No matter the variation, the ethical principle remains the same: do not sacrifice the future team's ability to understand and maintain the system for the sake of speed. If you cut corners, document why and how, so the next team knows what to fix.
Pitfalls, Debugging, and What to Check When It Fails
Even with a solid blueprint, migrations can fail. The most common failure modes are predictable, and knowing them can save you weeks of debugging.
Pitfall 1: Data Drift
When running old and new systems in parallel, data can drift. A user updates their profile in the old system, but the new system has a stale copy. To prevent this, you need a synchronization mechanism that runs in near real time. If you are using CDC, check that the connector is processing changes correctly and that there are no lag spikes. If you are using dual writes, verify that both writes succeed or that you have a compensating transaction. Monitor for drift by running periodic reconciliation queries that compare the two data stores.
Pitfall 2: Hidden Dependencies
Your dependency map is never complete. There will be a cron job that reads from a table you thought was unused, or a third-party integration that calls an endpoint you removed. The best defense is to run the old and new systems in full production parallel for a period that covers all common usage patterns (e.g., a full week, including end-of-month processing). During this period, log all access to the legacy system and compare it to your dependency map. Any access that is not mapped is a hidden dependency that you need to account for.
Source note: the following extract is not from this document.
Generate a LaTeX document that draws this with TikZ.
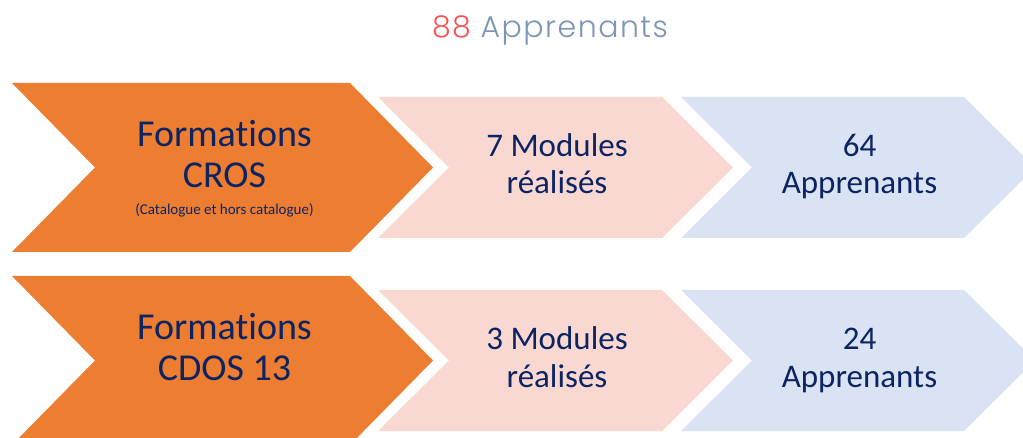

Pitfall 3: Performance Regressions
The new system may be slower than the old one, especially if you are using different infrastructure or a different database. The fix is not always to optimize the new system; sometimes the old system was tuned over years, and the new one needs similar tuning. Profile the new system under load and compare it to the old system's baselines. Look for common issues like missing indexes, chatty API calls, or inefficient queries. If the performance gap is large, consider whether the migration is worth it. Sometimes the ethical choice is to stay on the legacy system and invest in incremental improvements instead.
Pitfall 4: Team Fatigue
Migrations are exhausting. The team that started the migration may not be the same team that finishes it. To mitigate this, rotate responsibilities so that no one is working on the migration full-time for more than a few months. Celebrate small wins—each component successfully migrated is a milestone. And be honest about the timeline. If the migration is taking longer than expected, adjust the plan rather than pushing the team to work harder. Burnout is not a sign of commitment; it is a sign of poor planning.
When something fails, the first step is to stop the migration and stabilize the system. Do not try to fix the migration while users are experiencing errors. Roll back the last change, even if it means losing some progress. Then investigate the root cause using your monitoring and logs. Fix the issue in a test environment before trying again. Document the failure and what you learned—this knowledge is valuable for the next migration.
Finally, remember that the goal of a migration is not to have a shiny new system. It is to have a system that is easier to maintain, more reliable, and better for the people who use it and the people who maintain it. If you lose sight of that, you have already failed, no matter how many services you move.